WRITTEN PROBLEM:
Return the material exactly, first line through the line containing "plt.rcParams['font.family'] = ['Liberation", and nothing more. Pictures stay out.

DATA EXTRACT:
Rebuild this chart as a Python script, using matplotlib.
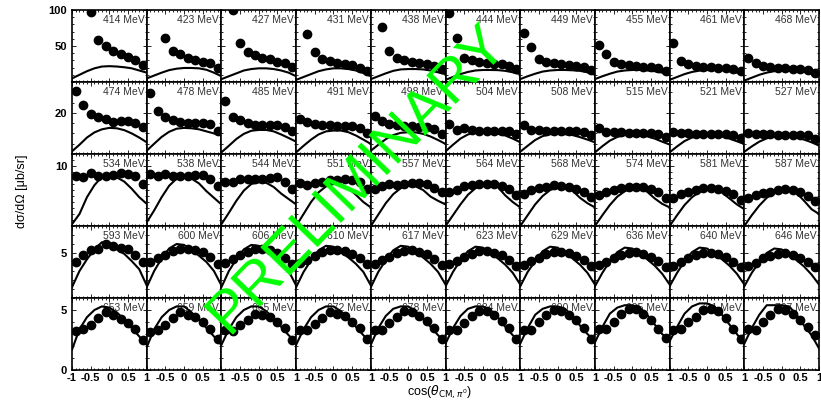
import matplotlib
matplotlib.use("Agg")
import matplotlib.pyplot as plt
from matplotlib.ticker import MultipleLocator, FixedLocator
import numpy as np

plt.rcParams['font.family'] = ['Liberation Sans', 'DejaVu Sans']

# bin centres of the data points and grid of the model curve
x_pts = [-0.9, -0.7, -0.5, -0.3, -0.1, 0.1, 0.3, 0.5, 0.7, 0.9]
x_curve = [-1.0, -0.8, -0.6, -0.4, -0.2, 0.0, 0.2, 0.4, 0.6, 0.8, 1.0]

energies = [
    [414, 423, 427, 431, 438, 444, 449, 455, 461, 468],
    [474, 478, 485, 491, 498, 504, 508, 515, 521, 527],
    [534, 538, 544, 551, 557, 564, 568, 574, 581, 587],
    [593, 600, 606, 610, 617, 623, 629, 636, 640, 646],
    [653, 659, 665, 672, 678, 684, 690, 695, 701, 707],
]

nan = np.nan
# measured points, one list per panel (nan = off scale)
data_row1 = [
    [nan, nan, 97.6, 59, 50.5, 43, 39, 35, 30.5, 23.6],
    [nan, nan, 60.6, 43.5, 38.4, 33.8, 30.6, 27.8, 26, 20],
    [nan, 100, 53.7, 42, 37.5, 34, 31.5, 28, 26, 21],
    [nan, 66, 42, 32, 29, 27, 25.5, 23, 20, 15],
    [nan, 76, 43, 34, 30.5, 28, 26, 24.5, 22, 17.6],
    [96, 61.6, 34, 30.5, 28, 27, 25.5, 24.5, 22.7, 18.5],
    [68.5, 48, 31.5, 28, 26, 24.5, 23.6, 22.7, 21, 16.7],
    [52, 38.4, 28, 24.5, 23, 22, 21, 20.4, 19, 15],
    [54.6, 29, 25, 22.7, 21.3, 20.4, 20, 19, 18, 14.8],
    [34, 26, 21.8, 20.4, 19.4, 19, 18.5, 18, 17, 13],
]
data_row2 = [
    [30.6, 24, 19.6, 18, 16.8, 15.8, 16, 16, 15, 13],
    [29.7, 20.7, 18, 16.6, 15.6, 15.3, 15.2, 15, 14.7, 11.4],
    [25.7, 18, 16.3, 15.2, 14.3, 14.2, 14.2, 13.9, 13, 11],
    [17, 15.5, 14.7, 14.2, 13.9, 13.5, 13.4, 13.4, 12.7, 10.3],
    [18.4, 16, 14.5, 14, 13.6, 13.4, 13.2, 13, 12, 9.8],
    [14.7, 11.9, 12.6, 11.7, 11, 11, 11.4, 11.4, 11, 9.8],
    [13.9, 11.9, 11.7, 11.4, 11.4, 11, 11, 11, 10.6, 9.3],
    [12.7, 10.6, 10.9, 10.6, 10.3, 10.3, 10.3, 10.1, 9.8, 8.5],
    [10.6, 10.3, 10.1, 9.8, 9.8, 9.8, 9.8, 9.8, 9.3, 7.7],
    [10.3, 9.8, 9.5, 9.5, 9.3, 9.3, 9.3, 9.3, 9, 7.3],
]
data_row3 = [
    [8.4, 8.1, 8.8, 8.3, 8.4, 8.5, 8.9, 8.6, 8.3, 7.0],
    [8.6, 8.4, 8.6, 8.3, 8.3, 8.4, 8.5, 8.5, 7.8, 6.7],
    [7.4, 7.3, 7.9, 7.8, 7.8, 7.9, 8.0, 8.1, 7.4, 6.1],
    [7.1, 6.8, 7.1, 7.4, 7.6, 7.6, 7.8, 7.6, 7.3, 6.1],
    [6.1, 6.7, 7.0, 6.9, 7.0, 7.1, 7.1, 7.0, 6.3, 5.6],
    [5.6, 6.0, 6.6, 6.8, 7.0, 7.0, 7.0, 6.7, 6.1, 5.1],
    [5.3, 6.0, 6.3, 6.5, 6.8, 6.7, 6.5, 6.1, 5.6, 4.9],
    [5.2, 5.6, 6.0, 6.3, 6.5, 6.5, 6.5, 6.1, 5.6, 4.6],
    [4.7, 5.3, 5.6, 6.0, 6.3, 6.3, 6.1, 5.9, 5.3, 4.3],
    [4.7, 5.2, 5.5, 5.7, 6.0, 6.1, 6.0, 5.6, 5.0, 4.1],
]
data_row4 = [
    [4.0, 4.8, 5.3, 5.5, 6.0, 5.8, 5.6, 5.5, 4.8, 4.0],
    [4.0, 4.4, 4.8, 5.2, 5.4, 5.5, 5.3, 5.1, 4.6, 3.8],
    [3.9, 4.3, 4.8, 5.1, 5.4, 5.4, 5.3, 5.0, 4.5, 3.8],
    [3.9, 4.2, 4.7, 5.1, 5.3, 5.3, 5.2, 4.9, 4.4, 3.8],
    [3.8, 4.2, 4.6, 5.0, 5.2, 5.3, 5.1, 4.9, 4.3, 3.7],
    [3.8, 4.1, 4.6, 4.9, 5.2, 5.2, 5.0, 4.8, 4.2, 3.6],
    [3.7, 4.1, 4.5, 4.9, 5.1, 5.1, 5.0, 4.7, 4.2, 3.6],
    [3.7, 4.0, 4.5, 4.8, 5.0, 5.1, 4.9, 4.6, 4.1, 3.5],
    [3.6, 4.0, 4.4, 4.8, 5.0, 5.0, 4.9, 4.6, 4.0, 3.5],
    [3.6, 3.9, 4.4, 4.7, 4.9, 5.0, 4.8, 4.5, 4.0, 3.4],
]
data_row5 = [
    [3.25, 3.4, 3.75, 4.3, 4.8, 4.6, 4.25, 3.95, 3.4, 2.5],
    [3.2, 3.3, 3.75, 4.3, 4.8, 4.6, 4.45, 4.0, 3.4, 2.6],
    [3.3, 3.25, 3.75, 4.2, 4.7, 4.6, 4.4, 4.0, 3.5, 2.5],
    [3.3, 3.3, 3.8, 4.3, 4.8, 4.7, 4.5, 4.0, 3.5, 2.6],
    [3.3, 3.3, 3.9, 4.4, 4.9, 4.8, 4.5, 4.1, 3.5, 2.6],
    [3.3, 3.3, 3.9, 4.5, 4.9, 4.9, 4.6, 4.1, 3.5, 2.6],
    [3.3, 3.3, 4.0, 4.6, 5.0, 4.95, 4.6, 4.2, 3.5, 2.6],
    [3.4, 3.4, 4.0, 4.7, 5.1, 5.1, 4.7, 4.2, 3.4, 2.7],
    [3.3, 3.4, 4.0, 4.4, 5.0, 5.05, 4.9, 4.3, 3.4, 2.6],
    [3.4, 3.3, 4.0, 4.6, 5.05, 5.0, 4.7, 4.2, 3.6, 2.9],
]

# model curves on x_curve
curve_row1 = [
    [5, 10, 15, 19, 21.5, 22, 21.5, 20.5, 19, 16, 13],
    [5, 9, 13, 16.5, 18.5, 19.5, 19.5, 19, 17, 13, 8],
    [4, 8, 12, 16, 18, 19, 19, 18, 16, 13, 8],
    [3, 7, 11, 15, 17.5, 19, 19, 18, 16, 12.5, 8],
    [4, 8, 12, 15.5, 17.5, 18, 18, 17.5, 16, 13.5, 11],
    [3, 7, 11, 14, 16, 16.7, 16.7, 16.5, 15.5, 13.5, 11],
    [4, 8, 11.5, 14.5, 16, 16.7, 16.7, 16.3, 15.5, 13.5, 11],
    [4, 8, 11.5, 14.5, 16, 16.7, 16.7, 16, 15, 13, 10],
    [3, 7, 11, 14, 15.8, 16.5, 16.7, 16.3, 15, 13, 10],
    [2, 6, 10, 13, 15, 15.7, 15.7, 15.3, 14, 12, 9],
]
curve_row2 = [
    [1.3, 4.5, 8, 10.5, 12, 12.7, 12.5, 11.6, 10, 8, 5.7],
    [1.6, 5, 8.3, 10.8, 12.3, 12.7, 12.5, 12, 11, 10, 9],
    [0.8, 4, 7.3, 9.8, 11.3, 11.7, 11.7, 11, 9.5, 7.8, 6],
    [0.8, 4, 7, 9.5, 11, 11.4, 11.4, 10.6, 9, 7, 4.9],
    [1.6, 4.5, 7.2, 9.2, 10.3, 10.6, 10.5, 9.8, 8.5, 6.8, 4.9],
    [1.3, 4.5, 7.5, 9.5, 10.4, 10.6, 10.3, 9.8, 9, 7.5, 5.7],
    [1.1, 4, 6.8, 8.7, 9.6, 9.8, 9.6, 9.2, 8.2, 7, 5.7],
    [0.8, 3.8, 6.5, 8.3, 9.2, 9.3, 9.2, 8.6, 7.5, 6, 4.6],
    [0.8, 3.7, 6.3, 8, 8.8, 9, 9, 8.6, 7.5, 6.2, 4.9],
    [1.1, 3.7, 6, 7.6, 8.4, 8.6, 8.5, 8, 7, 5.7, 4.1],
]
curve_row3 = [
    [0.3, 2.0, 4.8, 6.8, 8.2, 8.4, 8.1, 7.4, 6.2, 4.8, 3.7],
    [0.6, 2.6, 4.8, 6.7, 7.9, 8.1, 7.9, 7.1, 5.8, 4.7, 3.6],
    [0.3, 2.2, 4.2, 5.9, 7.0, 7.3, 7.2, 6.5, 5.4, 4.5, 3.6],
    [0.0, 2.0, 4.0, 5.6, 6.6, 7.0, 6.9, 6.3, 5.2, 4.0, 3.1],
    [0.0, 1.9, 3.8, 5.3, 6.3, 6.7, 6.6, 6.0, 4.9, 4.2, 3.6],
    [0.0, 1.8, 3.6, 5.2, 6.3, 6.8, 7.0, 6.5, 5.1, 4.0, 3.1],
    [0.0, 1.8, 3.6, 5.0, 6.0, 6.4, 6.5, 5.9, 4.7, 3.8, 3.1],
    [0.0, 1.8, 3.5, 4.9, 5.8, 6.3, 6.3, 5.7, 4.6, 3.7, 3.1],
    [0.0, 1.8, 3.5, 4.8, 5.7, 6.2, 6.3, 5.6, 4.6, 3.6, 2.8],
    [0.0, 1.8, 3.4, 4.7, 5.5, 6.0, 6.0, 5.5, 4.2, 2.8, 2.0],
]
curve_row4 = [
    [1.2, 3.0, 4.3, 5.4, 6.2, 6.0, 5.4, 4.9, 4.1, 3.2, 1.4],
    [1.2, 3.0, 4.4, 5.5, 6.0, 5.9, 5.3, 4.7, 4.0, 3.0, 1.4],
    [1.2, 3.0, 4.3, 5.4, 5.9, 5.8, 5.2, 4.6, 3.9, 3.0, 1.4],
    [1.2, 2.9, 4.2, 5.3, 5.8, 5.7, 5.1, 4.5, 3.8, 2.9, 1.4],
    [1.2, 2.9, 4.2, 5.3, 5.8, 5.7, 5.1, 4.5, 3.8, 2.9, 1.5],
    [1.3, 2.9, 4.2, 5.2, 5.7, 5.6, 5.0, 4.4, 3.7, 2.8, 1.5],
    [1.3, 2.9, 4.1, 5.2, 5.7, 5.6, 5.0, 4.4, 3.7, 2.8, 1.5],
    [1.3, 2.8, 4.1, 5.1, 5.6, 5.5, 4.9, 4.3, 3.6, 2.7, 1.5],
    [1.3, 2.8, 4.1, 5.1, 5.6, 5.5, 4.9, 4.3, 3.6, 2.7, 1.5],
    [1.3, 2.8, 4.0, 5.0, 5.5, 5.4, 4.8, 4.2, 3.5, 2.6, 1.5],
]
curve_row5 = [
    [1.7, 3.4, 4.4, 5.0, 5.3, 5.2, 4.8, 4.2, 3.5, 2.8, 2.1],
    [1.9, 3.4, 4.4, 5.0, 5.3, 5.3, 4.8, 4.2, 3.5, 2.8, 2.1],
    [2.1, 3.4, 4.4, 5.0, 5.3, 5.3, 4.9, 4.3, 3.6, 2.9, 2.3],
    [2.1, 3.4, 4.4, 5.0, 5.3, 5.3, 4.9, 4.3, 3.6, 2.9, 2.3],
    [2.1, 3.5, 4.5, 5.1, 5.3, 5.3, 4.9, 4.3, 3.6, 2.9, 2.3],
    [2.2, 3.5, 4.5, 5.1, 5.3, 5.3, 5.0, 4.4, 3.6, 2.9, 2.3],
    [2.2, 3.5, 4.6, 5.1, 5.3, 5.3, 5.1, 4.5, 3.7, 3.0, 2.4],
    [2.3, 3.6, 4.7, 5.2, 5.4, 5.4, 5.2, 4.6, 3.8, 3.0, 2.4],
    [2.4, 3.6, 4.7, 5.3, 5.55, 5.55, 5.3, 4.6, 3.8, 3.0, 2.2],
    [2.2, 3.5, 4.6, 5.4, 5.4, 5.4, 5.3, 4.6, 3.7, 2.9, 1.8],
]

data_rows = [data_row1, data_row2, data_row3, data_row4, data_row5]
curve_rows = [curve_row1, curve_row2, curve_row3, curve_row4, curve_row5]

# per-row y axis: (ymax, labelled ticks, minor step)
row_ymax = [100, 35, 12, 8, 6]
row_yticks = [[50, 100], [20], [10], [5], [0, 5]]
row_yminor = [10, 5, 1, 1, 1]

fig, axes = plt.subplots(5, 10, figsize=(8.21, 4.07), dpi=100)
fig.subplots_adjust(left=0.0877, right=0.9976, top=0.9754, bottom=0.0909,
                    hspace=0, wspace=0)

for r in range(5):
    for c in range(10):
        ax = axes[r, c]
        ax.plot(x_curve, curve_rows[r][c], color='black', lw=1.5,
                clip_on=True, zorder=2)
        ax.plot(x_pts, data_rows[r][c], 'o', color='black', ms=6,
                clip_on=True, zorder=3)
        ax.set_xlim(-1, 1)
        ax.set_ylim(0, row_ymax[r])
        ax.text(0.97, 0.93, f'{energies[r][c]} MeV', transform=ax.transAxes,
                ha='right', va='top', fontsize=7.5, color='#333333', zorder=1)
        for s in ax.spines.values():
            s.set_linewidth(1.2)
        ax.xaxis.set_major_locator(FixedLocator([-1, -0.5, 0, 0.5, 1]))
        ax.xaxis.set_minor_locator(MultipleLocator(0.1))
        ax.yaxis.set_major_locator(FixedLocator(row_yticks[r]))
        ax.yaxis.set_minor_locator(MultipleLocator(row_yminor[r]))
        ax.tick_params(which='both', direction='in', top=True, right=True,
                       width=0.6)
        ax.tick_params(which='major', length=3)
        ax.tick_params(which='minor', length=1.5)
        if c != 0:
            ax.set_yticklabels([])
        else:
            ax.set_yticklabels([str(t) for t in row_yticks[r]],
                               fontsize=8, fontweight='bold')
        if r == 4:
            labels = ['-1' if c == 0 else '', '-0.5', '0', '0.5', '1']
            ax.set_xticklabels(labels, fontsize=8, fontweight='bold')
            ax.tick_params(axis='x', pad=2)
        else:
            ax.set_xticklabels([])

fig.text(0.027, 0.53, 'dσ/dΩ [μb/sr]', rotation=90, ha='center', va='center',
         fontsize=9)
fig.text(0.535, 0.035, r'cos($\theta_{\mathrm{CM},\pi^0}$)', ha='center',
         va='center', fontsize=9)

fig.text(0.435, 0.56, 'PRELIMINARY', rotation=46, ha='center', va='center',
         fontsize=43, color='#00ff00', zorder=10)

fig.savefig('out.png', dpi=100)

EXERCISE ANSWER:
Rebuild this chart as a Python script, using matplotlib.
import matplotlib
matplotlib.use("Agg")
import matplotlib.pyplot as plt
from matplotlib.ticker import MultipleLocator, FixedLocator
import numpy as np

plt.rcParams['font.family'] = ['Liberation Sans', 'DejaVu Sans']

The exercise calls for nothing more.